Encore aujourd’hui, ces alignements de pierres dressées font l’objet de différentes interprétations. « Certains chercheurs parlent de repères pour la déambulation, d’autres de marqueurs territoriaux à une époque où les tensions se font de plus en plus fortes », énumère Jean-Paul Demoule. À partir de 6500 avant notre ère, l’Europe est colonisée d’est en ouest par des agriculteurs. Vient un moment, vers 4500, où ces groupes buttent sur l’Atlantique et sont contraints de s’arrêter. « Avec la sédentarisation, on observe un boom démographique en Europe. C’est sur ces territoires côtiers où la pression est plus forte qu’ailleurs que l’on commence à voir apparaître ces mégalithes, que l’on trouvera par la suite un peu partout sur le Vieux Continent. L’élévation des premiers dolmens, plus particulièrement, concorde avec l’émergence de sociétés de plus en plus inégalitaires. »

Une autre de ces interprétations est celle, plus débattue, d’une structure d’observation astronomique « façon Stonehenge », célèbre monument circulaire érigé entre 3000 et 1600 avant notre ère dans le sud de l’Angleterre. « À titre personnel, cette lecture me paraît peu probable puisqu’il est inutile d’agencer des pierres aussi colossales pour observer le soleil et les autres étoiles. »

Nouvelle datation

Depuis une dizaine d’années, les études scientifiques destinées à éclairer les zones d’ombre persistantes sur les mégalithes bretons tendent à se multiplier. La dernière en date, dont les résultats ont été publiés dans la revue Antiquity en juin 2025, a permis de confirmer que les alignements du sud Morbihan constituaient les plus anciens monuments mégalithiques d’Europe. Menés par l’Université de Göteborg en partenariat avec la société de fouilles française Archeodunum et l’Université de Nantes, ces travaux de datation d’une précision inégalée font remonter les alignements du Plasker, à Plouharnel, à une période comprise entre 4670 et 4250 avant notre ère, soit au moins six siècles avant Stonehenge !

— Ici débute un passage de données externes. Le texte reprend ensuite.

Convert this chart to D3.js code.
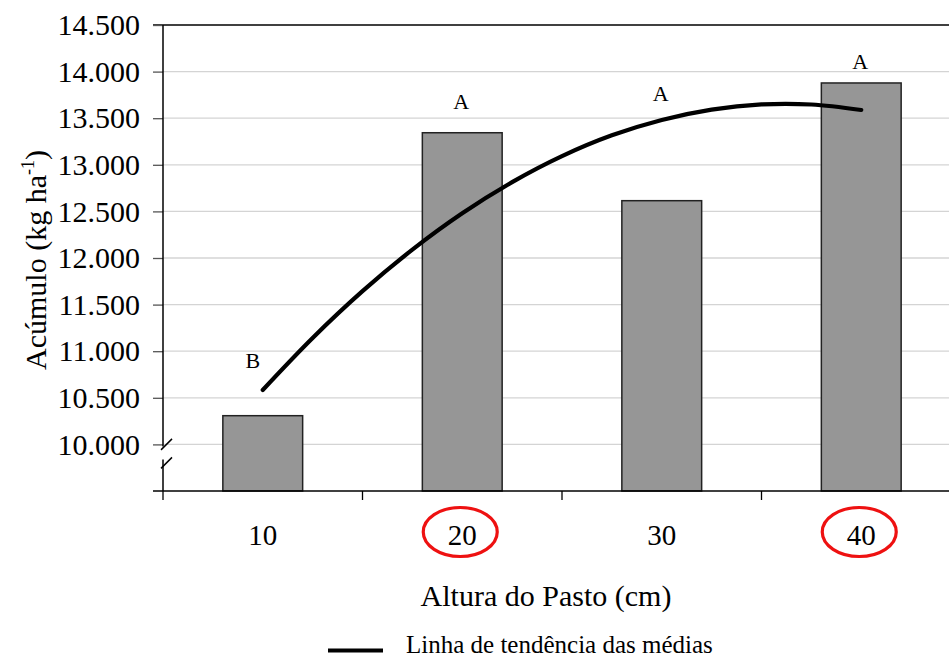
<!DOCTYPE html>
<html><head><meta charset="utf-8">
<script src="https://cdn.jsdelivr.net/npm/d3@7"></script>
<style>body{margin:0;background:#fff}svg{display:block}text{font-family:"Liberation Serif","Times New Roman",serif;fill:#000}</style>
</head><body><svg id="c" width="949" height="659"></svg>
<script>
// ---- data ----
const categories = ["10", "20", "30", "40"];
const means = [10308, 13344, 12615, 13878];
const letters = ["B", "A", "A", "A"];
const letterLevels = [10820, 13599, 13685, 14028];
const highlighted = ["20", "40"];
const trendX = [10, 12.5, 15, 17.5, 20, 22.5, 25, 27.5, 30, 32.5, 35, 37.5, 40];
const trendY = [10584, 11142, 11644, 12090, 12480, 12814, 13093, 13316, 13481, 13592, 13648, 13647, 13588];
const yTicks = [10000, 10500, 11000, 11500, 12000, 12500, 13000, 13500, 14000, 14500];
const yTitle = "Acúmulo (kg ha";
const xTitle = "Altura do Pasto (cm)";
const legendLabel = "Linha de tendência das médias";

// ---- layout ----
const svg = d3.select("#c");
const pL = 163, pR = 961, pT = 25, pB = 491;
const x = d3.scaleBand().domain(categories).range([pL, pR]).paddingInner(0.6).paddingOuter(0.3);
const xs = d3.scalePoint().domain(categories).range([pL, pR]).padding(0.5);
const y = d3.scaleLinear().domain([9500, 14500]).range([pB, pT]);
const xNum = d3.scaleLinear().domain([10, 40]).range([xs("10"), xs("40")]);
const loc = d3.formatLocale({decimal: ",", thousands: ".", grouping: [3], currency: ["", ""]});
const fmt = loc.format(",");

// grid lines
svg.append("g").selectAll("line").data(yTicks.slice(0, -1)).join("line")
  .attr("x1", pL).attr("x2", 949).attr("y1", d => y(d)).attr("y2", d => y(d))
  .attr("stroke", "#d4d4d4").attr("stroke-width", 1.3);
// top border
svg.append("line").attr("x1", 153).attr("x2", 949).attr("y1", y(14500)).attr("y2", y(14500))
  .attr("stroke", "#000").attr("stroke-width", 1.5);

// y axis
const yAxis = d3.axisLeft(y).tickValues(yTicks).tickSize(10).tickPadding(13).tickFormat(fmt);
const gy = svg.append("g").attr("transform", `translate(${pL},0)`).call(yAxis);
gy.select(".domain").remove();
gy.selectAll(".tick line").attr("stroke", "#555").attr("stroke-width", 1.3);
gy.selectAll(".tick text").attr("font-size", 30).attr("font-family", "Liberation Serif").attr("fill", "#000");
// axis line with break
const brk = y(10000);
svg.append("line").attr("x1", pL).attr("x2", pL).attr("y1", pT).attr("y2", brk + 2).attr("stroke", "#000").attr("stroke-width", 1.5);
svg.append("line").attr("x1", pL).attr("x2", pL).attr("y1", brk + 15).attr("y2", pB).attr("stroke", "#000").attr("stroke-width", 1.5);
[brk + 0.5, brk + 19].forEach(cy => {
  svg.append("line").attr("x1", pL - 2).attr("x2", pL + 9).attr("y1", cy + 5).attr("y2", cy - 6)
    .attr("stroke", "#000").attr("stroke-width", 1.5);
});

// bars
svg.append("g").selectAll("rect").data(categories).join("rect")
  .attr("x", d => x(d)).attr("width", x.bandwidth())
  .attr("y", (d, i) => y(means[i])).attr("height", (d, i) => y(9500) - y(means[i]))
  .attr("fill", "#969696").attr("stroke", "#222").attr("stroke-width", 1.5);

// x axis
const xAxisScale = d3.scaleLinear().domain([0, 4]).range([pL, pR]);
svg.append("line").attr("x1", 153).attr("x2", 949).attr("y1", pB).attr("y2", pB).attr("stroke", "#000").attr("stroke-width", 1.5);
svg.append("g").selectAll("line").data([0, 1, 2, 3]).join("line")
  .attr("x1", d => xAxisScale(d)).attr("x2", d => xAxisScale(d)).attr("y1", pB).attr("y2", pB + 9)
  .attr("stroke", "#000").attr("stroke-width", 1.3);
svg.append("g").selectAll("text").data(categories).join("text")
  .attr("x", d => xs(d)).attr("y", 545).attr("text-anchor", "middle").attr("font-size", 29).text(d => d);
// highlight ellipses
svg.append("g").selectAll("ellipse").data(highlighted).join("ellipse")
  .attr("cx", d => xs(d) - 2).attr("cy", 532).attr("rx", 37).attr("ry", 24.5)
  .attr("fill", "none").attr("stroke", "#ee1111").attr("stroke-width", 3.2);

// trend line
const line = d3.line().x((d, i) => xNum(trendX[i])).y(d => y(d)).curve(d3.curveCatmullRom);
svg.append("path").datum(trendY).attr("d", line).attr("fill", "none").attr("stroke", "#000")
  .attr("stroke-width", 4.2).attr("stroke-linecap", "round");

// letters
svg.append("g").selectAll("text").data(letters).join("text")
  .attr("x", (d, i) => xs(categories[i]) + (i === 0 ? -10 : -1)).attr("y", (d, i) => y(letterLevels[i]))
  .attr("text-anchor", "middle").attr("font-size", 22).text(d => d);

// titles
svg.append("text").attr("x", 546).attr("y", 606).attr("text-anchor", "middle").attr("font-size", 30).text(xTitle);
const yt = svg.append("text").attr("transform", `translate(46,${(pT + pB) / 2 + 2}) rotate(-90)`)
  .attr("text-anchor", "middle").attr("font-size", 30);
yt.append("tspan").text(yTitle);
yt.append("tspan").attr("font-size", 18).attr("dy", -12).text("-1");
yt.append("tspan").attr("dy", 12).text(")");

// legend
svg.append("line").attr("x1", 328).attr("x2", 383).attr("y1", 650.5).attr("y2", 650.5).attr("stroke", "#000").attr("stroke-width", 4);
svg.append("text").attr("x", 406).attr("y", 653).attr("font-size", 25).text(legendLabel);
</script></body></html>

« Les premières dates des années 1960 étaient trop hautes, la méthode du carbone 14 étant encore tâtonnante, et c’est effectivement au milieu du 5ème millénaire que commence le mégalithisme atlantique », commente Jean-Paul Demoule. Une raison de plus de protéger au mieux ces monuments ancestraux. « Leur préservation est une priorité, conclue le chercheur. Elle doit s’appliquer à tous les mégalithes, c’est-à-dire également à ceux qui, nombreux, sont encore enfouis sous les ronces dans la forêt et qui n’ont jamais été étudiés. »

Gardons aussi en tête que certaines pierres reviennent de loin: dans les années 1970, les dolmens situés aux abords des plages servaient encore… de toilettes publiques. Prudence, donc. Une reconnaissance au patrimoine mondial de l’Unesco est toujours à double tranchant car elle ne vient pas sans ses hordes de touristes.